Potting soil acts as a sort of living room for your plant. What do you need to feel at home within your own four walls? There should be enough space and options for relaxing, and it should not be too cold or too warm. The same goes for substrates: They support the roots and ensure that the plant stands firm. They also store water and nutrients and have enough air voids to ensure that air circulates around the roots.

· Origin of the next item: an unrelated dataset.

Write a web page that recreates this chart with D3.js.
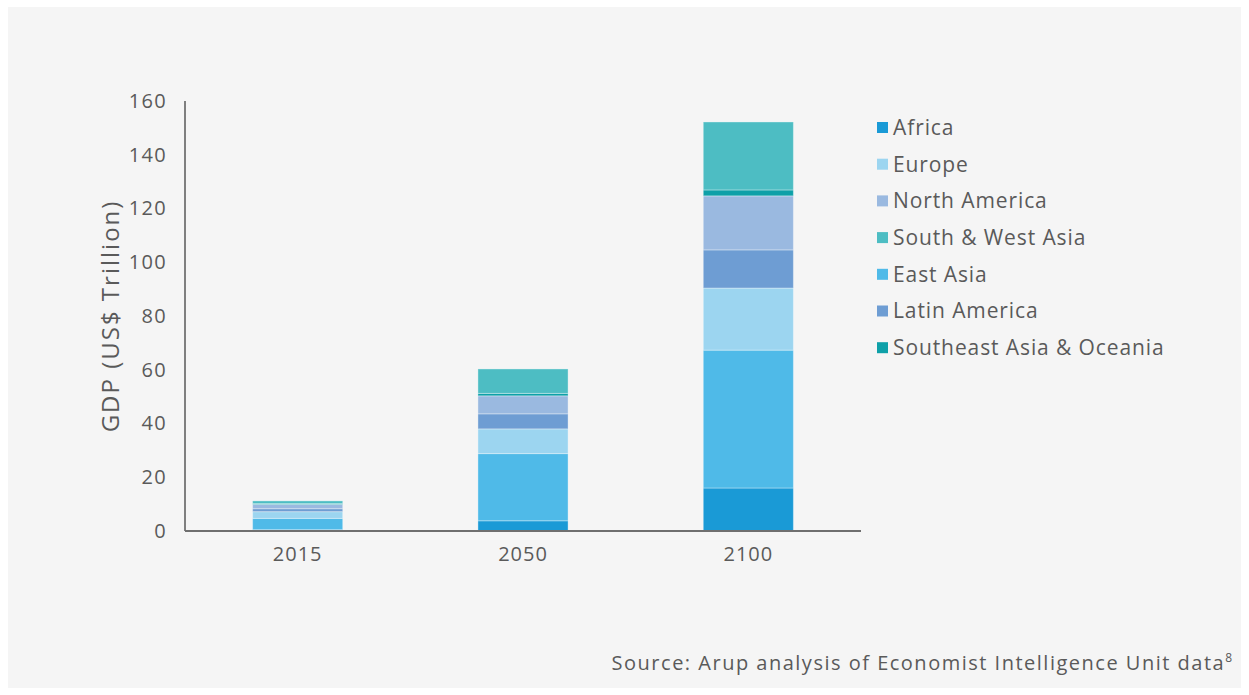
<!DOCTYPE html>
<html>
<head>
<meta charset="utf-8">
<script src="https://cdn.jsdelivr.net/npm/d3@7"></script>
<style>
  html, body { margin: 0; padding: 0; background: #ffffff; }
  svg { display: block; font-family: "Open Sans", "Noto Sans", sans-serif; }
  svg text { font-family: "Open Sans", "Noto Sans", sans-serif; }
</style>
</head>
<body>
<svg id="chart" width="1249" height="695"></svg>
<script>
const years = ["2015", "2050", "2100"];
// stack order bottom -> top
const regions = ["Africa", "East Asia", "Europe", "Latin America", "North America", "Southeast Asia & Oceania", "South & West Asia"];
const africa        = [0.5, 3.8, 16.0];
const eastAsia      = [4.2, 25.0, 51.3];
const europe        = [2.5, 9.2, 23.1];
const latinAmerica  = [1.1, 5.6, 14.2];
const northAmerica  = [1.6, 6.7, 20.1];
const seAsiaOceania = [0.3, 0.9, 2.2];
const southWestAsia = [1.0, 9.1, 25.3];
const yTicks = [0, 20, 40, 60, 80, 100, 120, 140, 160];
const legendOrder = ["Africa", "Europe", "North America", "South & West Asia", "East Asia", "Latin America", "Southeast Asia & Oceania"];
const colors = {
  "Africa": "#1a9ad6",
  "East Asia": "#4fbae8",
  "Europe": "#9cd5f0",
  "Latin America": "#6e9dd3",
  "North America": "#9ab9e0",
  "Southeast Asia & Oceania": "#0ea0a8",
  "South & West Asia": "#4dbdc3"
};

const seriesValues = {
  "Africa": africa, "East Asia": eastAsia, "Europe": europe, "Latin America": latinAmerica,
  "North America": northAmerica, "Southeast Asia & Oceania": seAsiaOceania, "South & West Asia": southWestAsia
};
const table = years.map((yr, i) => {
  const row = { year: yr };
  regions.forEach(r => row[r] = seriesValues[r][i]);
  return row;
});

const svg = d3.select("#chart");
const textColor = "#5a5a5a";

svg.append("rect").attr("x", 8).attr("y", 7).attr("width", 1233).attr("height", 681).attr("fill", "#f5f5f5");

const mLeft = 185, mRight = 861, mTop = 101, mBottom = 531;
const x = d3.scaleBand().domain(years).range([mLeft, mRight]).paddingInner(0.6).paddingOuter(0.3);
const y = d3.scaleLinear().domain([0, 160]).range([mBottom, mTop]);

const stacked = d3.stack().keys(regions)(table);

svg.append("g").selectAll("g").data(stacked).join("g")
  .attr("fill", d => colors[d.key])
  .selectAll("rect").data(d => d).join("rect")
  .attr("x", d => x(d.data.year))
  .attr("width", x.bandwidth())
  .attr("y", d => y(d[1]))
  .attr("height", d => y(d[0]) - y(d[1]))
  .attr("stroke", "rgba(255,255,255,0.35)")
  .attr("stroke-width", 1);

// axes
const yAxis = svg.append("g").attr("transform", `translate(${mLeft},0)`)
  .call(d3.axisLeft(y).tickValues(yTicks).tickSize(0).tickPadding(18));
yAxis.attr("font-family", null);
yAxis.select(".domain").attr("stroke", "#7f7f7f").attr("stroke-width", 2).attr("d", `M0,${mTop}V${mBottom}`);
yAxis.selectAll("text").attr("fill", textColor).attr("font-size", 20).attr("letter-spacing", 1.3);

const xAxis = svg.append("g").attr("transform", `translate(0,${mBottom})`)
  .call(d3.axisBottom(x).tickSize(0).tickPadding(16));
xAxis.attr("font-family", null);
xAxis.select(".domain").attr("stroke", "#6f6f6f").attr("stroke-width", 2).attr("d", `M${mLeft},0H${mRight}`);
xAxis.selectAll("text").attr("fill", textColor).attr("font-size", 20).attr("letter-spacing", 1);

// y title
svg.append("text")
  .attr("transform", `translate(119,${(mTop + mBottom) / 2}) rotate(-90)`)
  .attr("text-anchor", "middle")
  .attr("fill", textColor)
  .attr("font-size", 24)
  .attr("letter-spacing", 2)
  .text("GDP (US$ Trillion)");

// legend
const lg = svg.append("g").attr("transform", "translate(877,122)");
const items = lg.selectAll("g").data(legendOrder).join("g")
  .attr("transform", (d, i) => `translate(0,${i * 36.7})`);
items.append("rect").attr("width", 11).attr("height", 11).attr("fill", d => colors[d]);
items.append("text").attr("x", 16).attr("y", 5.5).attr("dy", "0.35em")
  .attr("fill", textColor).attr("font-size", 21).attr("letter-spacing", 0.9).text(d => d);

// source
const src = svg.append("text").attr("x", 1232).attr("y", 670).attr("text-anchor", "end")
  .attr("fill", textColor).attr("font-size", 20).attr("letter-spacing", 1.5);
src.append("tspan").text("Source: Arup analysis of Economist Intelligence Unit data");
src.append("tspan").attr("font-size", 12).attr("dy", -8).attr("letter-spacing", 0).text("8");
</script>
</body>
</html>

Good potting soil contains enough nutrients, which are tailored to the specific plant variety, and a basic dressing that covers the nutrient requirements in the first few weeks. Another sign of quality is the pH value: The nutrients in the soil can only be absorbed by plants if the pH value is correct. Pay attention to the consistency of the soil: High-quality substrates are evenly mixed and crumble into loose but stable particles when touched. If nothing else, a smell test can help – good soil smells like a forest floor and should not smell foul or musty.
Most plants prefer soils with a pH value between 5.5 and 6.5. But acidophilic plants (lingonberries, cranberries, rhododendron) only thrive in a bed or in plant tubs with an acidic soil (pH value between 4 and 5).
In 1956, it was the first potting soil to be sold in consumer-friendly packaging and to this day it is still the most-famous brand in our range: our COMPO SANA® potting soil. Its composition is precisely tailored to the needs of plants and contains everything required for healthy growth. Thanks to improved formulas and a special micronutrient mix, some of our substrates supply plants with nutrients for up to 12 weeks. Rigorous checks by the independent Agricultural Investigation and Research Institute of the Chamber of Agriculture (LUFA) and DIN ISO-certified quality management safeguard the consistently high quality of COMPO potting soils.
Incidentally, all our potting soils containing peat have been certified by the 'Responsibly Produced Peat' foundation. This European organisation has established a transparent certification system for responsible peat harvesting. It includes strict criteria concerning site selection, peat harvesting and later use of land.
If you prefer to use alternatives to potting soils containing peat, you can now do so with a clear conscience. The peat component that is valuable for plants, present in most soils, is replaced by native bark humus, compost, coconut or wood fibres. The natural materials also support healthy growth.